Paul Cayard skipper of VOR yacht Pirates of the Caribbean sent this report at 0455 this morning while leading the fleet to the first Ice Gate 24/2/06
This is the first time I can remember heading north in the Southern Ocean. North is just not a normal heading out here. East is the heading you want or south-east.
Well, we are heading north and not for just a little while; 24 hours of it. This detour will add considerable time to this leg. It was a bad coincidence that the high pressure ridge was right between Wellington and the ice waypoint and that we had to go so far south to get here. But that is the way it is and we should be around this thing in 15 hours and blasting out east toward the second one.
The reason for the ice waypoints is to keep the fleet out of unduly dangerous ice situations. Last race, 2002, we had serious ice for eight days. That was ridiculous and dangerous. So, while it is a bit painful to do these extra miles, I think we are all happy to have increased our chances of getting to Rio.
When we started this leg we were given a radar ice survey of the Pacific and there were four ‘targets’ in the area we are going through now. Well, last night we saw two of them; big steel ones. As you could imagine, there was not a good chance that there was ice at 50S with sea temperature of 10C. They were large fishing boats I assume, 300 feet long. One tried to follow us for a while?kind of eerie?but gave up the chase after 20 minutes.
Today we had a few events onboard. First we had an oil leak. We carry 35 litres of spare hydraulic oil for our keel rams. Everyone does as the rams are fundamental to the operation of the boat. The ‘breather’ on the spare oil tank somehow came loose and a few litres of oil leaked into the bilge.
As you probably know, a little oil goes a long way. Erle Williams discovered it and he and I cleaned it up. It was a long job, slipping and sliding around in the leeward bilge with paper towels and toilet paper, trying to wipe this stuff up. Hopefully, using up a lot of toilet paper won’t come back to bite us in the ?

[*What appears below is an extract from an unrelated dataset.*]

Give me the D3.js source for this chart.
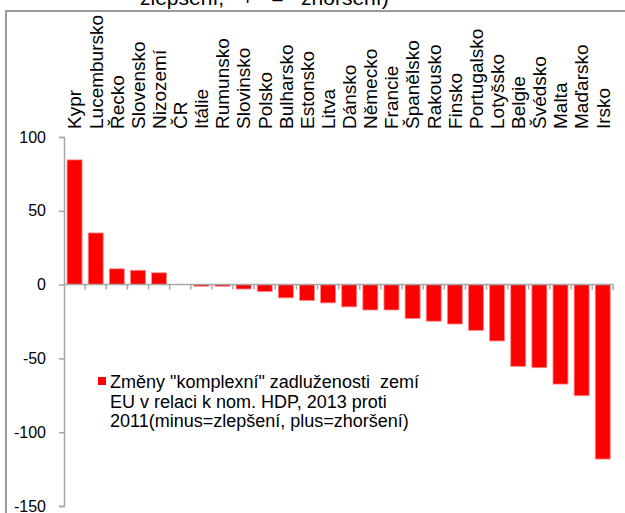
<!DOCTYPE html>
<html>
<head>
<meta charset="utf-8">
<script src="https://cdn.jsdelivr.net/npm/d3@7/dist/d3.min.js"></script>
<style>
  html, body { margin: 0; padding: 0; background: #fff; }
  svg { display: block; font-family: "Liberation Sans", Arial, sans-serif; }
</style>
</head>
<body>
<svg id="chart" width="625" height="513"></svg>
<script>
// Countries, ordered from largest increase to largest decrease
const categories = ["Kypr", "Lucembursko", "Řecko", "Slovensko", "Nizozemí", "ČR", "Itálie",
  "Rumunsko", "Slovinsko", "Polsko", "Bulharsko", "Estonsko", "Litva", "Dánsko", "Německo",
  "Francie", "Španělsko", "Rakousko", "Finsko", "Portugalsko", "Lotyšsko", "Belgie", "Švédsko",
  "Malta", "Maďarsko", "Irsko"];

// Change of "complex" indebtedness relative to nominal GDP, 2013 vs 2011 (p.p.)
const values = [84.5, 35, 10.7, 9.7, 8, 0, -1.1, -1.1, -3, -4.7, -9, -10.8, -12.4, -15.1,
  -17.2, -17.2, -23, -24.8, -26.7, -31, -38.2, -55.4, -56.3, -67.4, -75.3, -118.2];

const yTicks = [100, 50, 0, -50, -100, -150];

const titleTail = "zlepšení, + = zhoršení)";
const legendLines = ["Změny \"komplexní\" zadluženosti  zemí",
  "EU v relaci k nom. HDP, 2013 proti",
  "2011(minus=zlepšení, plus=zhoršení)"];

const svg = d3.select("#chart");
const axisColor = "#a6a6a6";

// Scales
const x = d3.scaleBand().domain(categories).range([64, 613.3]).padding(0);
const y = d3.scaleLinear().domain([-150, 100]).range([506, 137]);
const barW = x.bandwidth() * 0.71;

// Title line partly above the frame
svg.append("text")
  .attr("x", 140).attr("y", 5)
  .attr("font-size", 21).attr("fill", "#000")
  .attr("xml:space", "preserve")
  .text(titleTail.replace("+ = ", "  +   =   "));

// Chart frame
svg.append("path")
  .attr("d", "M6,513 V11 H625")
  .attr("fill", "none").attr("stroke", "#9a9a9a").attr("stroke-width", 2);

// Bars
svg.append("g").selectAll("rect")
  .data(categories.map((c, i) => ({ c, v: values[i] })))
  .join("rect")
  .attr("x", d => x(d.c) + (x.bandwidth() - barW) / 2)
  .attr("width", barW)
  .attr("y", d => Math.min(y(d.v), y(0)))
  .attr("height", d => Math.abs(y(d.v) - y(0)))
  .attr("fill", "#ff0000")
  .attr("stroke", "#ff8c8c").attr("stroke-width", 0.8);

// Zero line with category boundary ticks
const zeroY = y(0);
svg.append("line")
  .attr("x1", 64).attr("x2", 613.3).attr("y1", zeroY).attr("y2", zeroY)
  .attr("stroke", axisColor).attr("stroke-width", 1.5);
svg.append("g").selectAll("line")
  .data(categories)
  .join("line")
  .attr("x1", d => x(d) + x.step()).attr("x2", d => x(d) + x.step())
  .attr("y1", zeroY).attr("y2", zeroY + 5)
  .attr("stroke", axisColor).attr("stroke-width", 1.5);

// Y axis
const yAxis = svg.append("g")
  .attr("transform", "translate(64,0)")
  .call(d3.axisLeft(y).tickValues(yTicks).tickSize(5).tickPadding(13).tickFormat(d3.format("d")));
yAxis.select(".domain").attr("stroke", axisColor).attr("stroke-width", 1.5);
yAxis.selectAll(".tick line").attr("stroke", axisColor).attr("stroke-width", 1.5);
yAxis.selectAll(".tick text")
  .attr("font-size", 16).attr("fill", "#000")
  .attr("font-family", "'Liberation Sans', Arial, sans-serif")
  .text(d => d < 0 ? "-" + Math.abs(d) : d);

// Rotated country labels
svg.append("g").selectAll("text")
  .data(categories)
  .join("text")
  .attr("transform", d => `translate(${x(d) + x.bandwidth() / 2},129) rotate(-90)`)
  .attr("dy", "0.36em")
  .attr("font-size", 19).attr("fill", "#000")
  .attr("text-anchor", "start")
  .text(d => d);

// Legend
const lg = svg.append("g");
lg.append("rect")
  .attr("x", 98).attr("y", 377).attr("width", 8).attr("height", 8)
  .attr("fill", "#ff0000");
lg.append("text")
  .attr("x", 110).attr("font-size", 18).attr("fill", "#000")
  .attr("xml:space", "preserve")
  .selectAll("tspan")
  .data(legendLines)
  .join("tspan")
  .attr("x", 110)
  .attr("y", (d, i) => 388 + i * 19.5)
  .text(d => d);
</script>
</body>
</html>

Then our radar bracket started breaking off the mast. We have been slamming a fair amount today as the wind is from the north-east and we are heading north on starboard tack. The waves are large from the left over tropical depression that is decaying north of us. Juggy (Justin Clougher) had to go up the mast and get the bracket down so we could put more carbon on it to beef it up.
While we came leaping off one wave, I was in the process of pumping some
water through our galley sink. We have foot pumps and there is a special floorboard that the foot pump is mounted into. Anyway, as we crashed off the wave, the pressure of my weight crushed the flange that keeps the little floorboard in place. There you go, another one-hour job for someone.
It is amazing how much goes on onboard, apart from the racing. There is constant maintenance programme and there is the race. That is why you have to be very disciplined and stay ahead of the game with both the sailing, like sail changes, etc, as well as the maintenance. If you get behind, things snowball and you have a real mess.
As far as the race is concerned, we are doing well; amongst the first three. The GRIB is not accurate today so Jules (Julian Salter) and I spent a lot of time analysing satellite pictures and taking the depression and then projecting its path to find out why the wind is not lining up with the GRIB. Basically, we have the wind much more from the east than forecast. This is ok with us as we are the eastern boat of our group. Also, there should be more pressure in the east as we enter the last of the ridge. However, the transition from the north-easterlies to the new north westerlies will be another tricky spot where a lot can happen. It will take place tonight, most likely, in the pitch black darkness as there is no moon anymore.
Just got the 0400 sked. We are doing very nicely out here on the east. We have more wind and we pulled 10 degrees of bearing on movistar and ABN1.
During the past six hours, we ‘put the hammer down’ and reached a bit more using our easterly position and more wind to gain bearing and distance to the mark on them. I don’t know how it is presented on the Volvo site but the way we rate the boats is on distance to the eastern point of gate 1.
The Black Pearl is eight miles closer to that point than ABN1 and 17 miles close than Movistar. Very tight race indeed. The wind is starting to drop now so it will be difficult sailing at night in this big seaway without much wind and no light to see.
It is real foggy and drizzling. Murky.